Every gambling decision comes down to one number: expected value. Learn to compute it and you can evaluate any bet — casino, sportsbook, or a coin flip with a friend — without anyone’s opinion.

What expected value is

Expected value (EV) is the average result of a bet if you could repeat it forever. Multiply each outcome by its probability, add them up, and you have the long-run price of the wager.

Take a single-number bet in double-zero roulette. You win 35-to-1, but there are 38 pockets:

  • Win: (1/38) × 35 = +0.921 units
  • Lose: (37/38) × 1 = −0.974 units

EV = 0.921 − 0.974 = −0.053 units per unit bet, or −5.3%. Every $100 you put on a number costs you $5.26 on average. Not sometimes. On average, always.

The ten-second method

For any casino bet:

  1. List every outcome and its true probability.
  2. Multiply each payout by its probability.
  3. Subtract what you risked times the probability of losing it.

If the answer is negative — and in a casino it always is — that percentage is the house edge. The house doesn’t need luck; it needs volume.

Why negative EV games still fill casinos

Variance. Over a hundred spins, anything can happen, and that short-term noise is exactly what you’re buying: the possibility of walking away up. There’s nothing wrong with paying for entertainment. The mistake is believing a streak, a system, or a “due” number changes the underlying arithmetic. It never does — each spin resolves to the same −5.3%.

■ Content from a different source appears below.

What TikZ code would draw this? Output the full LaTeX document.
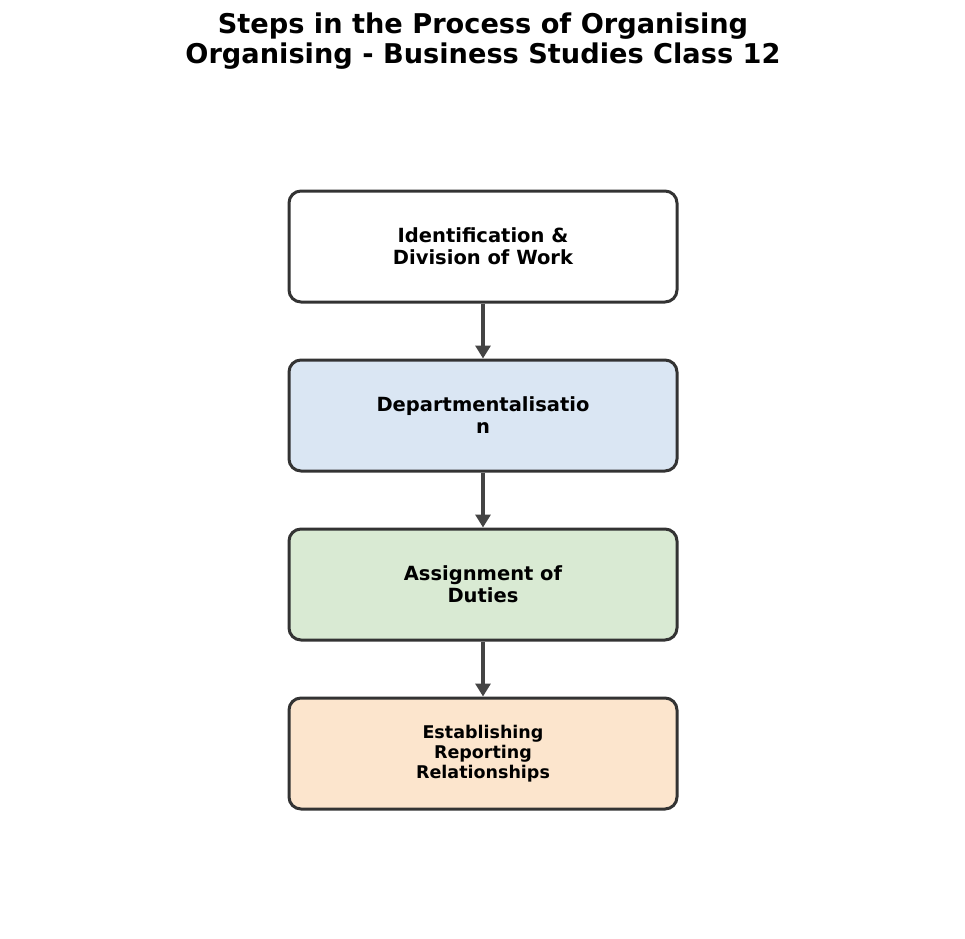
\documentclass[tikz,border=0pt]{standalone}
\usepackage{fontspec}
\setmainfont{DejaVu Sans}
\usetikzlibrary{arrows.meta}
\definecolor{edgec}{HTML}{333333}
\definecolor{arrc}{HTML}{444444}
\definecolor{fblue}{HTML}{DAE6F3}
\definecolor{fgreen}{HTML}{D9EAD3}
\definecolor{forange}{HTML}{FCE5CD}
\tikzset{
  stepbox/.style={draw=edgec, line width=3pt, rounded corners=12pt,
    minimum width=388pt, minimum height=111pt, align=center, inner sep=0pt,
    font=\fontsize{19.5}{22}\selectfont\bfseries},
  flow/.style={draw=arrc, line width=3.2pt, -{Triangle[width=15pt,length=13pt]}}
}
\begin{document}
\begin{tikzpicture}[x=1pt,y=-1pt]
\useasboundingbox (0,0) rectangle (965,938);
\node[align=center, font=\fontsize{27.2}{30}\selectfont\bfseries] (title) at (483,41)
  {Steps in the Process of Organising\\Organising - Business Studies Class 12};
\node[stepbox, fill=white] (b1) at (483,246.5) {Identification \&\\Division of Work};
\node[stepbox, fill=fblue] (b2) at (483,415.5) {Departmentalisatio\\n};
\node[stepbox, fill=fgreen] (b3) at (483,584.5) {Assignment of\\Duties};
\node[stepbox, fill=forange, font=\fontsize{17.5}{20.2}\selectfont\bfseries] (b4) at (483,753.5) {Establishing\\Reporting\\Relationships};
\draw[flow] (b1.south) -- (b2.north);
\draw[flow] (b2.south) -- (b3.north);
\draw[flow] (b3.south) -- (b4.north);
\end{tikzpicture}
\end{document}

What you can actually control

You can’t make a casino bet positive-EV, but you can choose how much edge you give away:

  • Game selection. House edge ranges from under 0.5% (blackjack with correct play) to over 15% (keno, some side bets). See our ranking of which games give you the best shot.
  • Bet selection within a game. In craps, the pass line gives up 1.41% while the “any 7” bet gives up 16.7% — same table, twelve times the price.
  • Speed. EV loss compounds per bet. Half the hands per hour is half the expected cost.
  • Bankroll rules. Decide your loss limit before you play. EV tells you the average; variance guarantees the worst sessions will be much worse.

The takeaway

Expected value strips gambling of mythology. Every bet has a precise long-run price; the casino publishes it implicitly in the rules. Know the price, decide if the entertainment is worth it, and never pay more edge than you have to.